A Glimpse Into The Toddler Universe
The newly discovered megamaser allows astronomers to see a galaxy as it existed 8 billion years ago, less than half the current age of the universe. At that time, galaxies were highly dynamic, frequently colliding and forming stars at extraordinary rates.
According to The Conversation, the hydroxyl megamaser acts as a cosmic lighthouse, its intense radio emission amplified by gravitational lensing from massive foreground objects. This effect made the signal detectable in just five hours of observation, a task that would otherwise require hundreds of hours.
Observing these “toddler” galaxies provides insight into galaxy formation, interaction, and evolution, offering clues about the environments where the first supermassive black hole pairs formed.
The Role of Technology and Data
The breakthrough was made possible by MeerKAT’s unmatched sensitivity and wide frequency coverage, which enabled astronomers to detect the megamaser alongside neutral hydrogen absorption in a single observation.
Such feats require advanced data processing capabilities at facilities like the Inter-University Institute for Data Intensive Astronomy (IDIA). The telescope generates gigabytes of data per second, necessitating trillions of mathematical operations to extract faint signals from the distant universe.

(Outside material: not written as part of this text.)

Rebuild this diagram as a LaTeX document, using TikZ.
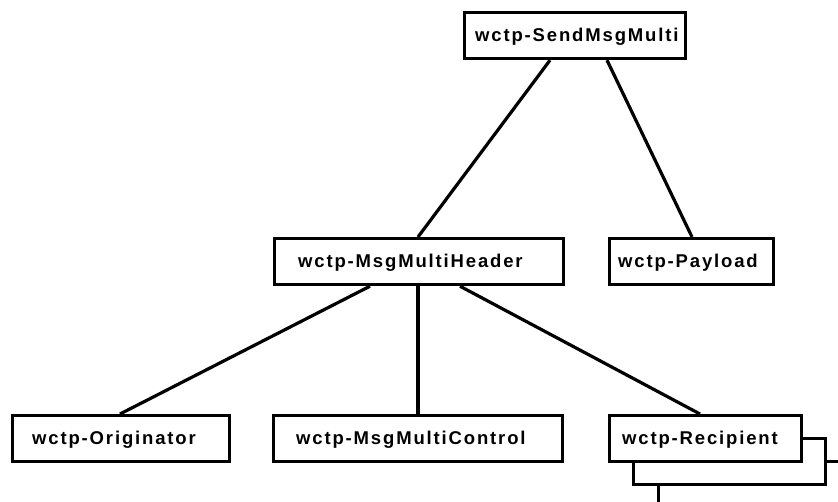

By combining cutting-edge computing with telescope design and gravitational lensing, scientists are now able to detect objects millions of times fainter than typical radio sources, marking a new era in exploring cosmic history.
Implications For Galaxy Evolution Studies
Hydroxyl megamasers are usually linked to galaxy mergers, which can host supermassive black hole pairs spiraling toward each other. Detecting such systems gives astronomers a rare opportunity to study the final stages of galaxy assembly and the extreme environments that produce gravitational waves.
This discovery suggests that future surveys with MeerKAT and the upcoming Square Kilometre Array (SKA) will uncover many more distant and powerful systems, transforming these once-rare phenomena into routine tools for exploring star formation and galaxy evolution across cosmic time.